## Instructions to follow
Give every line again exactly as it appears, please, but not the pictures.

## Recorded data
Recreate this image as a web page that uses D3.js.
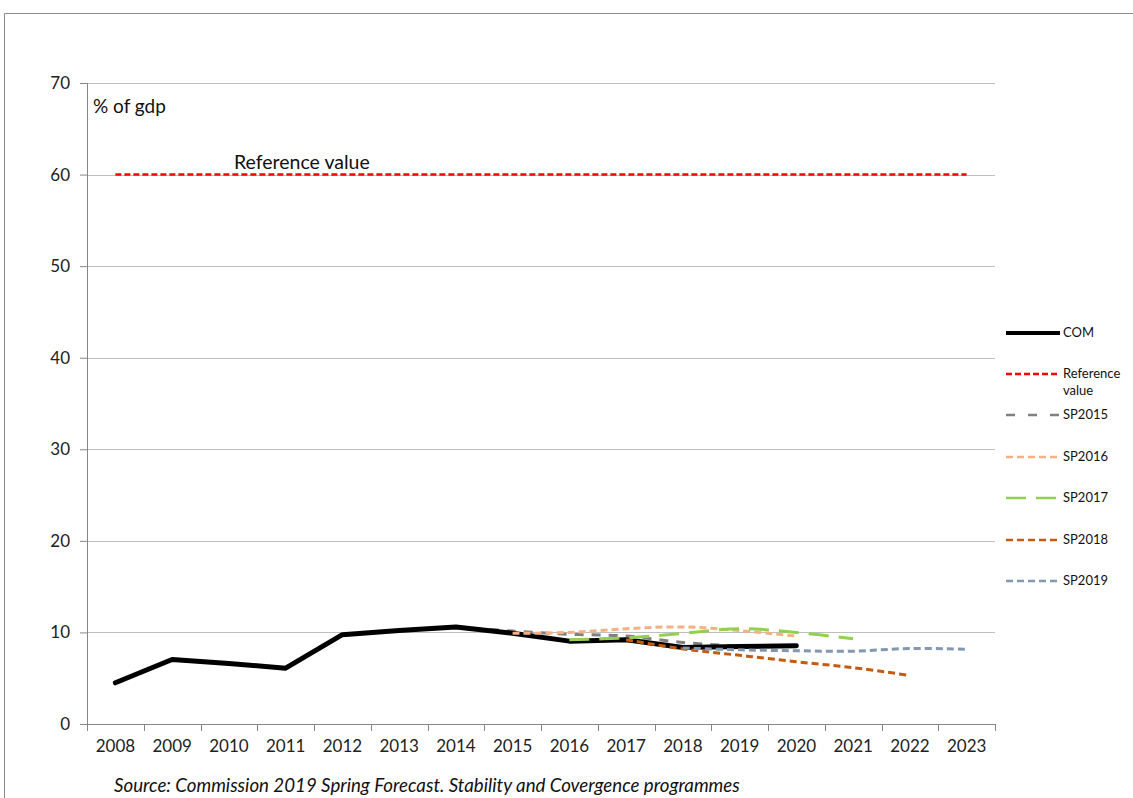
<!DOCTYPE html>
<html>
<head>
<meta charset="utf-8">
<script src="https://cdn.jsdelivr.net/npm/d3@7"></script>
<style>
  body { margin: 0; background: #fff; }
  svg { display: block; font-family: Lato, "Noto Sans", sans-serif; }
</style>
</head>
<body>
<svg width="1133" height="798"></svg>
<script>
const years = ["2008","2009","2010","2011","2012","2013","2014","2015","2016","2017","2018","2019","2020","2021","2022","2023"];
const y_ticks = [0, 10, 20, 30, 40, 50, 60, 70];

const com = [4.5, 7.05, 6.6, 6.1, 9.75, 10.2, 10.6, 9.9, 9.05, 9.2, 8.35, 8.45, 8.55];
const reference_value = [60, 60, 60, 60, 60, 60, 60, 60, 60, 60, 60, 60, 60, 60, 60, 60];
const sp2015 = [10.6, 10.15, 9.8, 9.6, 8.9, 8.5];          // 2014-2019
const sp2016 = [9.9, 10.0, 10.4, 10.6, 10.2, 9.6];         // 2015-2020
const sp2017 = [9.2, 9.4, 9.9, 10.4, 10.0, 9.3];           // 2016-2021
const sp2018 = [9.2, 8.2, 7.5, 6.8, 6.15, 5.3];            // 2017-2022
const sp2019 = [8.3, 8.1, 8.0, 7.95, 8.25, 8.15];          // 2018-2023

const series = [
  { name: "COM", start: "2008", values: com, color: "#000000", width: 5, dash: null, curve: d3.curveLinear },
  { name: "Reference value", start: "2008", values: reference_value, color: "#ff0000", width: 2.5, dash: "6,3", curve: d3.curveLinear },
  { name: "SP2015", start: "2014", values: sp2015, color: "#808080", width: 3, dash: "9,8", curve: d3.curveCatmullRom },
  { name: "SP2016", start: "2015", values: sp2016, color: "#f4b183", width: 3, dash: "7,4", curve: d3.curveCatmullRom },
  { name: "SP2017", start: "2016", values: sp2017, color: "#92d050", width: 3, dash: "20,10", curve: d3.curveCatmullRom },
  { name: "SP2018", start: "2017", values: sp2018, color: "#c55a11", width: 3, dash: "7,4", curve: d3.curveCatmullRom },
  { name: "SP2019", start: "2018", values: sp2019, color: "#8497b0", width: 3, dash: "7,4", curve: d3.curveCatmullRom }
];

const svg = d3.select("svg");
const width = +svg.attr("width");
const height = +svg.attr("height");

// outer chart frame
svg.append("path")
  .attr("d", `M4.5,${height} L4.5,13.5 L${width},13.5`)
  .attr("fill", "none")
  .attr("stroke", "#8c8c8c")
  .attr("stroke-width", 1);

const margin = { top: 83, right: 138, bottom: 74, left: 87 };
const inner_width = width - margin.left - margin.right;
const inner_height = height - margin.top - margin.bottom;

const plot_g = svg.append("g")
  .attr("transform", `translate(${margin.left}, ${margin.top})`);

const x_scale = d3.scaleBand().domain(years).range([0, inner_width]);
const x_center = (yr) => x_scale(yr) + x_scale.bandwidth() / 2;
const y_scale = d3.scaleLinear().domain([0, 70]).range([inner_height, 0]);

// gridlines
plot_g.append("g")
  .selectAll("line")
  .data(y_ticks.filter((d) => d > 0))
  .enter()
  .append("line")
  .attr("x1", 0)
  .attr("x2", inner_width)
  .attr("y1", (d) => Math.round(y_scale(d)) + 0.5)
  .attr("y2", (d) => Math.round(y_scale(d)) + 0.5)
  .attr("stroke", "#bfbfbf")
  .attr("stroke-width", 1);

// y axis
const y_axis = plot_g.append("g")
  .call(d3.axisLeft(y_scale).tickValues(y_ticks).tickSize(7).tickPadding(10));
y_axis.select(".domain").attr("stroke", "#868686");
y_axis.selectAll(".tick line").attr("stroke", "#868686");
y_axis.selectAll(".tick text")
  .attr("font-size", "17px")
  .attr("fill", "#222")
  .attr("font-family", "Lato, 'Noto Sans', sans-serif");

// x axis
const x_axis = plot_g.append("g")
  .attr("transform", `translate(0, ${inner_height})`)
  .call(d3.axisBottom(x_scale).tickSize(0).tickPadding(16));
x_axis.select(".domain").attr("stroke", "#868686");
x_axis.selectAll(".tick text")
  .attr("font-size", "17px")
  .attr("fill", "#222")
  .attr("font-family", "Lato, 'Noto Sans', sans-serif");

// category boundary ticks
plot_g.append("g")
  .selectAll("line")
  .data(years.map((y) => x_scale(y)).concat([inner_width]))
  .enter()
  .append("line")
  .attr("x1", (d) => Math.round(d) + 0.5)
  .attr("x2", (d) => Math.round(d) + 0.5)
  .attr("y1", inner_height)
  .attr("y2", inner_height + 7)
  .attr("stroke", "#868686");

// lines: reference and SP2015 under COM, other projections on top
const line_gen = (s) => d3.line()
  .curve(s.curve)
  .x((d, i) => x_center(years[years.indexOf(s.start) + i]))
  .y((d) => y_scale(d));

const ordered = [series[1], series[2], series[0], series[3], series[4], series[5], series[6]];

plot_g.append("g")
  .selectAll("path")
  .data(ordered)
  .enter()
  .append("path")
  .attr("d", (s) => line_gen(s)(s.values))
  .attr("fill", "none")
  .attr("stroke", (s) => s.color)
  .attr("stroke-width", (s) => s.width)
  .attr("stroke-dasharray", (s) => s.dash)
  .attr("stroke-linejoin", "round")
  .attr("stroke-linecap", (s) => s.dash ? "butt" : "round");

// annotations
plot_g.append("text")
  .attr("x", 6)
  .attr("y", 30)
  .attr("font-size", "19px")
  .attr("fill", "#111")
  .text("% of gdp");

plot_g.append("text")
  .attr("x", 147)
  .attr("y", y_scale(60) - 6)
  .attr("font-size", "19.5px")
  .attr("fill", "#111")
  .text("Reference value");

// legend
const legend_rows = [
  { s: series[0], y: 333, lines: ["COM"] },
  { s: series[1], y: 374, lines: ["Reference", "value"] },
  { s: series[2], y: 415, lines: ["SP2015"] },
  { s: series[3], y: 457, lines: ["SP2016"] },
  { s: series[4], y: 498, lines: ["SP2017"] },
  { s: series[5], y: 540, lines: ["SP2018"] },
  { s: series[6], y: 581, lines: ["SP2019"] }
];

const legend_g = svg.append("g");
const rows = legend_g.selectAll("g")
  .data(legend_rows)
  .enter()
  .append("g")
  .attr("transform", (d) => `translate(1006, ${d.y})`);

rows.append("line")
  .attr("x1", 0)
  .attr("x2", 54)
  .attr("y1", 0)
  .attr("y2", 0)
  .attr("stroke", (d) => d.s.color)
  .attr("stroke-width", (d) => d.s.name === "COM" ? 4 : 2.5)
  .attr("stroke-dasharray", (d) => d.s.name === "SP2015" ? "9,13" : d.s.dash);

rows.append("text")
  .attr("x", 57)
  .attr("y", 4)
  .attr("font-size", "13px")
  .attr("fill", "#111")
  .each(function (d) {
    d3.select(this).selectAll("tspan")
      .data(d.lines)
      .enter()
      .append("tspan")
      .attr("x", 57)
      .attr("dy", (t, i) => i === 0 ? 0 : 17)
      .text((t) => t);
  });

// source
svg.append("text")
  .attr("x", 114)
  .attr("y", 792)
  .attr("font-size", "18.7px")
  .attr("font-style", "italic")
  .attr("fill", "#111")
  .text("Source: Commission 2019 Spring Forecast. Stability and Covergence programmes");
</script>
</body>
</html>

## Written response
Recreate this image as a web page that uses D3.js.
<!DOCTYPE html>
<html>
<head>
<meta charset="utf-8">
<script src="https://cdn.jsdelivr.net/npm/d3@7"></script>
<style>
  body { margin: 0; background: #fff; }
  svg { display: block; font-family: Lato, "Noto Sans", sans-serif; }
</style>
</head>
<body>
<svg width="1133" height="798"></svg>
<script>
const years = ["2008","2009","2010","2011","2012","2013","2014","2015","2016","2017","2018","2019","2020","2021","2022","2023"];
const y_ticks = [0, 10, 20, 30, 40, 50, 60, 70];

const com = [4.5, 7.05, 6.6, 6.1, 9.75, 10.2, 10.6, 9.9, 9.05, 9.2, 8.35, 8.45, 8.55];
const reference_value = [60, 60, 60, 60, 60, 60, 60, 60, 60, 60, 60, 60, 60, 60, 60, 60];
const sp2015 = [10.6, 10.15, 9.8, 9.6, 8.9, 8.5];          // 2014-2019
const sp2016 = [9.9, 10.0, 10.4, 10.6, 10.2, 9.6];         // 2015-2020
const sp2017 = [9.2, 9.4, 9.9, 10.4, 10.0, 9.3];           // 2016-2021
const sp2018 = [9.2, 8.2, 7.5, 6.8, 6.15, 5.3];            // 2017-2022
const sp2019 = [8.3, 8.1, 8.0, 7.95, 8.25, 8.15];          // 2018-2023

const series = [
  { name: "COM", start: "2008", values: com, color: "#000000", width: 5, dash: null, curve: d3.curveLinear },
  { name: "Reference value", start: "2008", values: reference_value, color: "#ff0000", width: 2.5, dash: "6,3", curve: d3.curveLinear },
  { name: "SP2015", start: "2014", values: sp2015, color: "#808080", width: 3, dash: "9,8", curve: d3.curveCatmullRom },
  { name: "SP2016", start: "2015", values: sp2016, color: "#f4b183", width: 3, dash: "7,4", curve: d3.curveCatmullRom },
  { name: "SP2017", start: "2016", values: sp2017, color: "#92d050", width: 3, dash: "20,10", curve: d3.curveCatmullRom },
  { name: "SP2018", start: "2017", values: sp2018, color: "#c55a11", width: 3, dash: "7,4", curve: d3.curveCatmullRom },
  { name: "SP2019", start: "2018", values: sp2019, color: "#8497b0", width: 3, dash: "7,4", curve: d3.curveCatmullRom }
];

const svg = d3.select("svg");
const width = +svg.attr("width");
const height = +svg.attr("height");

// outer chart frame
svg.append("path")
  .attr("d", `M4.5,${height} L4.5,13.5 L${width},13.5`)
  .attr("fill", "none")
  .attr("stroke", "#8c8c8c")
  .attr("stroke-width", 1);

const margin = { top: 83, right: 138, bottom: 74, left: 87 };
const inner_width = width - margin.left - margin.right;
const inner_height = height - margin.top - margin.bottom;

const plot_g = svg.append("g")
  .attr("transform", `translate(${margin.left}, ${margin.top})`);

const x_scale = d3.scaleBand().domain(years).range([0, inner_width]);
const x_center = (yr) => x_scale(yr) + x_scale.bandwidth() / 2;
const y_scale = d3.scaleLinear().domain([0, 70]).range([inner_height, 0]);

// gridlines
plot_g.append("g")
  .selectAll("line")
  .data(y_ticks.filter((d) => d > 0))
  .enter()
  .append("line")
  .attr("x1", 0)
  .attr("x2", inner_width)
  .attr("y1", (d) => Math.round(y_scale(d)) + 0.5)
  .attr("y2", (d) => Math.round(y_scale(d)) + 0.5)
  .attr("stroke", "#bfbfbf")
  .attr("stroke-width", 1);

// y axis
const y_axis = plot_g.append("g")
  .call(d3.axisLeft(y_scale).tickValues(y_ticks).tickSize(7).tickPadding(10));
y_axis.select(".domain").attr("stroke", "#868686");
y_axis.selectAll(".tick line").attr("stroke", "#868686");
y_axis.selectAll(".tick text")
  .attr("font-size", "17px")
  .attr("fill", "#222")
  .attr("font-family", "Lato, 'Noto Sans', sans-serif");

// x axis
const x_axis = plot_g.append("g")
  .attr("transform", `translate(0, ${inner_height})`)
  .call(d3.axisBottom(x_scale).tickSize(0).tickPadding(16));
x_axis.select(".domain").attr("stroke", "#868686");
x_axis.selectAll(".tick text")
  .attr("font-size", "17px")
  .attr("fill", "#222")
  .attr("font-family", "Lato, 'Noto Sans', sans-serif");

// category boundary ticks
plot_g.append("g")
  .selectAll("line")
  .data(years.map((y) => x_scale(y)).concat([inner_width]))
  .enter()
  .append("line")
  .attr("x1", (d) => Math.round(d) + 0.5)
  .attr("x2", (d) => Math.round(d) + 0.5)
  .attr("y1", inner_height)
  .attr("y2", inner_height + 7)
  .attr("stroke", "#868686");

// lines: reference and SP2015 under COM, other projections on top
const line_gen = (s) => d3.line()
  .curve(s.curve)
  .x((d, i) => x_center(years[years.indexOf(s.start) + i]))
  .y((d) => y_scale(d));

const ordered = [series[1], series[2], series[0], series[3], series[4], series[5], series[6]];

plot_g.append("g")
  .selectAll("path")
  .data(ordered)
  .enter()
  .append("path")
  .attr("d", (s) => line_gen(s)(s.values))
  .attr("fill", "none")
  .attr("stroke", (s) => s.color)
  .attr("stroke-width", (s) => s.width)
  .attr("stroke-dasharray", (s) => s.dash)
  .attr("stroke-linejoin", "round")
  .attr("stroke-linecap", (s) => s.dash ? "butt" : "round");

// annotations
plot_g.append("text")
  .attr("x", 6)
  .attr("y", 30)
  .attr("font-size", "19px")
  .attr("fill", "#111")
  .text("% of gdp");

plot_g.append("text")
  .attr("x", 147)
  .attr("y", y_scale(60) - 6)
  .attr("font-size", "19.5px")
  .attr("fill", "#111")
  .text("Reference value");

// legend
const legend_rows = [
  { s: series[0], y: 333, lines: ["COM"] },
  { s: series[1], y: 374, lines: ["Reference", "value"] },
  { s: series[2], y: 415, lines: ["SP2015"] },
  { s: series[3], y: 457, lines: ["SP2016"] },
  { s: series[4], y: 498, lines: ["SP2017"] },
  { s: series[5], y: 540, lines: ["SP2018"] },
  { s: series[6], y: 581, lines: ["SP2019"] }
];

const legend_g = svg.append("g");
const rows = legend_g.selectAll("g")
  .data(legend_rows)
  .enter()
  .append("g")
  .attr("transform", (d) => `translate(1006, ${d.y})`);

rows.append("line")
  .attr("x1", 0)
  .attr("x2", 54)
  .attr("y1", 0)
  .attr("y2", 0)
  .attr("stroke", (d) => d.s.color)
  .attr("stroke-width", (d) => d.s.name === "COM" ? 4 : 2.5)
  .attr("stroke-dasharray", (d) => d.s.name === "SP2015" ? "9,13" : d.s.dash);

rows.append("text")
  .attr("x", 57)
  .attr("y", 4)
  .attr("font-size", "13px")
  .attr("fill", "#111")
  .each(function (d) {
    d3.select(this).selectAll("tspan")
      .data(d.lines)
      .enter()
      .append("tspan")
      .attr("x", 57)
      .attr("dy", (t, i) => i === 0 ? 0 : 17)
      .text((t) => t);
  });

// source
svg.append("text")
  .attr("x", 114)
  .attr("y", 792)
  .attr("font-size", "18.7px")
  .attr("font-style", "italic")
  .attr("fill", "#111")
  .text("Source: Commission 2019 Spring Forecast. Stability and Covergence programmes");
</script>
</body>
</html>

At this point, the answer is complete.